(Code that draws figures)
******
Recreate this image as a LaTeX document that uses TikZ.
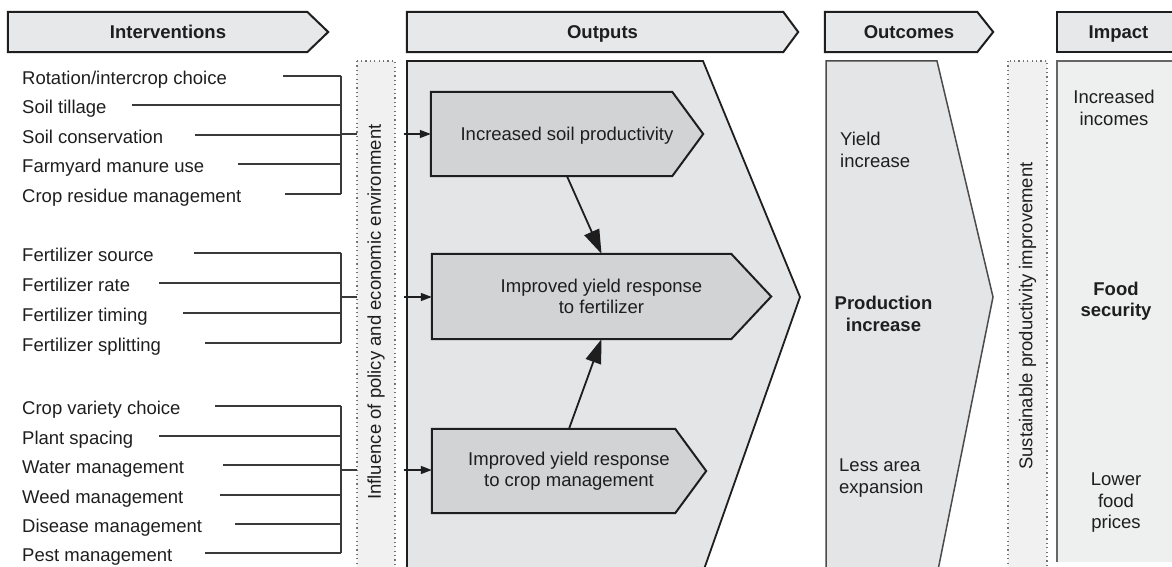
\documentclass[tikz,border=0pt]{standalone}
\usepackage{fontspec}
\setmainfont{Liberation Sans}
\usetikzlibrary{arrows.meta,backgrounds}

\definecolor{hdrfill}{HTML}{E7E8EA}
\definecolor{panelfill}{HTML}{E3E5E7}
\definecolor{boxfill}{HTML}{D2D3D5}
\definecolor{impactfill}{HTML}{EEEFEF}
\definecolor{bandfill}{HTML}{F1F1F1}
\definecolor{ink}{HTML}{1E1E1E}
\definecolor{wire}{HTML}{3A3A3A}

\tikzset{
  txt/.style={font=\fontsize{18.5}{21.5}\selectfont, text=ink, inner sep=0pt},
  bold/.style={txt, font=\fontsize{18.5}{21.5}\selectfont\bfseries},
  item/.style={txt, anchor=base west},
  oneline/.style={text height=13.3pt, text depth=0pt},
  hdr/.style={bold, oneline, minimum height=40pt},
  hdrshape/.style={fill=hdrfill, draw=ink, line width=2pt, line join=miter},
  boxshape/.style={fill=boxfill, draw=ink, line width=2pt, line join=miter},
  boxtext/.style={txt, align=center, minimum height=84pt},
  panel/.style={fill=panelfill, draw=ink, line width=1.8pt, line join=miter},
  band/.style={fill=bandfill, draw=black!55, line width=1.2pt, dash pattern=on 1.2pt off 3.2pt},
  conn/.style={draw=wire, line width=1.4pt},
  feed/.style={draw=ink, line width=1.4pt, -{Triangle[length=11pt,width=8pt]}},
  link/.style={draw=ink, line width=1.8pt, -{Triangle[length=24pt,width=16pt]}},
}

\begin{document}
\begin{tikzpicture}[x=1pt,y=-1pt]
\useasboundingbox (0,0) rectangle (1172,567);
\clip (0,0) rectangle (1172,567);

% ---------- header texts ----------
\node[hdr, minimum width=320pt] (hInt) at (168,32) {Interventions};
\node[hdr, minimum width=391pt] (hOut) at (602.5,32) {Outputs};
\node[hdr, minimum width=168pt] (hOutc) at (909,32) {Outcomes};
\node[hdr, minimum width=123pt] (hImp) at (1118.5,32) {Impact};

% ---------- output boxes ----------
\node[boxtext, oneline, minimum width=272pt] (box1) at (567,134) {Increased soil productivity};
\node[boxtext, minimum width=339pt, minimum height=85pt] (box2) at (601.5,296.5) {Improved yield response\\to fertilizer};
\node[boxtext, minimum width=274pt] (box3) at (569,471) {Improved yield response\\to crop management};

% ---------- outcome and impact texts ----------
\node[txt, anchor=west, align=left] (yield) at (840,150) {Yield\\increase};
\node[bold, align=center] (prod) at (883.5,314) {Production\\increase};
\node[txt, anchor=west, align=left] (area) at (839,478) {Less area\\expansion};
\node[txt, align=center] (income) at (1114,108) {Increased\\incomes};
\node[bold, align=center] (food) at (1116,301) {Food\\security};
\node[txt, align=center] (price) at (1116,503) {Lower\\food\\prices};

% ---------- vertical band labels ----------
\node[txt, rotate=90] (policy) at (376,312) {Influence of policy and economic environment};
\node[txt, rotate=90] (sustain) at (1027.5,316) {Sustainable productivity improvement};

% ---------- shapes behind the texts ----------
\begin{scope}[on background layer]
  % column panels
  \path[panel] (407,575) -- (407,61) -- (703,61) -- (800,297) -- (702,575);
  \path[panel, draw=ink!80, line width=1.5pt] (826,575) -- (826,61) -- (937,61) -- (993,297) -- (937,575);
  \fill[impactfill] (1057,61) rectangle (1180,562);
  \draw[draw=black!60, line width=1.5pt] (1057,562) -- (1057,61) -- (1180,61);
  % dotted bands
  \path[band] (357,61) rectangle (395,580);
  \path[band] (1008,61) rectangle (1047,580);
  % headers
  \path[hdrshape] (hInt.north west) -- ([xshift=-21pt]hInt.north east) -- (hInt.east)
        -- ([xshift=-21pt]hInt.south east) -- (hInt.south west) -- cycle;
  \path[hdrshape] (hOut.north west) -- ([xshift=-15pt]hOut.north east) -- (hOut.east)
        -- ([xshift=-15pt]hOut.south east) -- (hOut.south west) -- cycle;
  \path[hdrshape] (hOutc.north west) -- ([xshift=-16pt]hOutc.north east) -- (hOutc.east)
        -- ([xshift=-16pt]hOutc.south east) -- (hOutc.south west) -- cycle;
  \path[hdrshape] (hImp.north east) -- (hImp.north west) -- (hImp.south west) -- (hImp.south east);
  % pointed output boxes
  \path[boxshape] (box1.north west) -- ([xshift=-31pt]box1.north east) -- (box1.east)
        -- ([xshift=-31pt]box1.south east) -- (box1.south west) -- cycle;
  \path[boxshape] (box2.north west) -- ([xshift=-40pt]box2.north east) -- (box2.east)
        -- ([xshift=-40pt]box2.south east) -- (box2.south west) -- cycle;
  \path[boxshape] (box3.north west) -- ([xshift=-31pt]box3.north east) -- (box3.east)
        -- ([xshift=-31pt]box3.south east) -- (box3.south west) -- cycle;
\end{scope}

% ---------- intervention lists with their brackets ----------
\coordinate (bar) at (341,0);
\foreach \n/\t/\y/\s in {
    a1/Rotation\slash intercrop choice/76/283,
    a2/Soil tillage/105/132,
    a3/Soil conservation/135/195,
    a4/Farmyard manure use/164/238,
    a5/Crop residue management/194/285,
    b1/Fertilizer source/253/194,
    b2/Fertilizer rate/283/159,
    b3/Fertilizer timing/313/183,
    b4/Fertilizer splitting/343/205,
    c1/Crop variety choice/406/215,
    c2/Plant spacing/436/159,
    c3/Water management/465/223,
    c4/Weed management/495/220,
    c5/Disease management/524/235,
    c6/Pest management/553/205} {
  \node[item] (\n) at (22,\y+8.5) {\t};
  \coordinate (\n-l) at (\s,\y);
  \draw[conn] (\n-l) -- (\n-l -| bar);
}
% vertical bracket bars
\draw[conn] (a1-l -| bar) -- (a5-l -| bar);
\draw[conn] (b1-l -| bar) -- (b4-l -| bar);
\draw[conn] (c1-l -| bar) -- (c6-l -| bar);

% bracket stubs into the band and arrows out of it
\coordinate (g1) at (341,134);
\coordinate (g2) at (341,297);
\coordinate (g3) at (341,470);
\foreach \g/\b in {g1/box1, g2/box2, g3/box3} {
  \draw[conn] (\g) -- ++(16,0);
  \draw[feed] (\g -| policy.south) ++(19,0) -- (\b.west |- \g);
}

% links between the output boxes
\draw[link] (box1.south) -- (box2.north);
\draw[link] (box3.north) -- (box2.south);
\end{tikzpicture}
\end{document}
******
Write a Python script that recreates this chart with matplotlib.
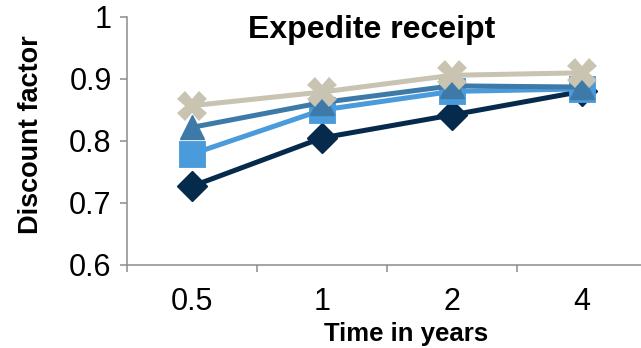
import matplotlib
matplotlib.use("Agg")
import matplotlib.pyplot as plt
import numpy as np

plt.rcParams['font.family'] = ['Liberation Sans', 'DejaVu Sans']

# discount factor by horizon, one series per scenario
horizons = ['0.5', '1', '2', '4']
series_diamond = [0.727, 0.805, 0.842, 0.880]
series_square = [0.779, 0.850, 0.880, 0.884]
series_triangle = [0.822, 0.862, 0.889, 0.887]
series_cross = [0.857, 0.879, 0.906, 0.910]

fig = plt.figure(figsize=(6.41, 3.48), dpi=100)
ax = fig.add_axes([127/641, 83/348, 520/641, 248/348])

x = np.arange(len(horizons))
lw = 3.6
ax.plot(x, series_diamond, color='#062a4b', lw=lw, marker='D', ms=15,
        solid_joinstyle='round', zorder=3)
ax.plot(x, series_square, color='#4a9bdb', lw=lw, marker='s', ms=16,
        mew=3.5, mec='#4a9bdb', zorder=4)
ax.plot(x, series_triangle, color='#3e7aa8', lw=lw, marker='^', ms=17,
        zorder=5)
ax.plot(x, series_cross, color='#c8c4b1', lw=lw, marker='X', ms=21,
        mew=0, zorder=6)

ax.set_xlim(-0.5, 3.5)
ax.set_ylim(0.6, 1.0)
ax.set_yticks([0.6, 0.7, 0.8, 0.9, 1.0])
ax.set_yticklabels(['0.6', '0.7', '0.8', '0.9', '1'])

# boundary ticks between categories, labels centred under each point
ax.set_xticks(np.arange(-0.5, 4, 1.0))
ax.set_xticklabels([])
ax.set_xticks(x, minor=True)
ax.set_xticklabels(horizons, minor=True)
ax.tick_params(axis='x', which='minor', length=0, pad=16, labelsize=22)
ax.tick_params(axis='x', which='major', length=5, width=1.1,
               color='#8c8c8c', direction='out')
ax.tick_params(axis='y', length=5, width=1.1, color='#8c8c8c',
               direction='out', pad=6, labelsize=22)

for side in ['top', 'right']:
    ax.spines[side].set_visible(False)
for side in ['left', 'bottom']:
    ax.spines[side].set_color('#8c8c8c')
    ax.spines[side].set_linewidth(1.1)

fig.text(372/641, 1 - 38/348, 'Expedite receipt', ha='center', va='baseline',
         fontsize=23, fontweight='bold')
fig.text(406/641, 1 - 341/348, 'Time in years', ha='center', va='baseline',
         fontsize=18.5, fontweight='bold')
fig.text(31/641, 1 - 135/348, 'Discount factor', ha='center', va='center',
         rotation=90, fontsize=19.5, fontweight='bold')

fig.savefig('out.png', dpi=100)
******
What to do: Copy nothing but the lines above from the one with "Write a Python" to the one with "plt.rcParams['font.family'] = ['Liberation", inclusive, word for word. Leave every picture out.

Solution to this task:
Write a Python script that recreates this chart with matplotlib.
import matplotlib
matplotlib.use("Agg")
import matplotlib.pyplot as plt
import numpy as np

plt.rcParams['font.family'] = ['Liberation Sans', 'DejaVu Sans']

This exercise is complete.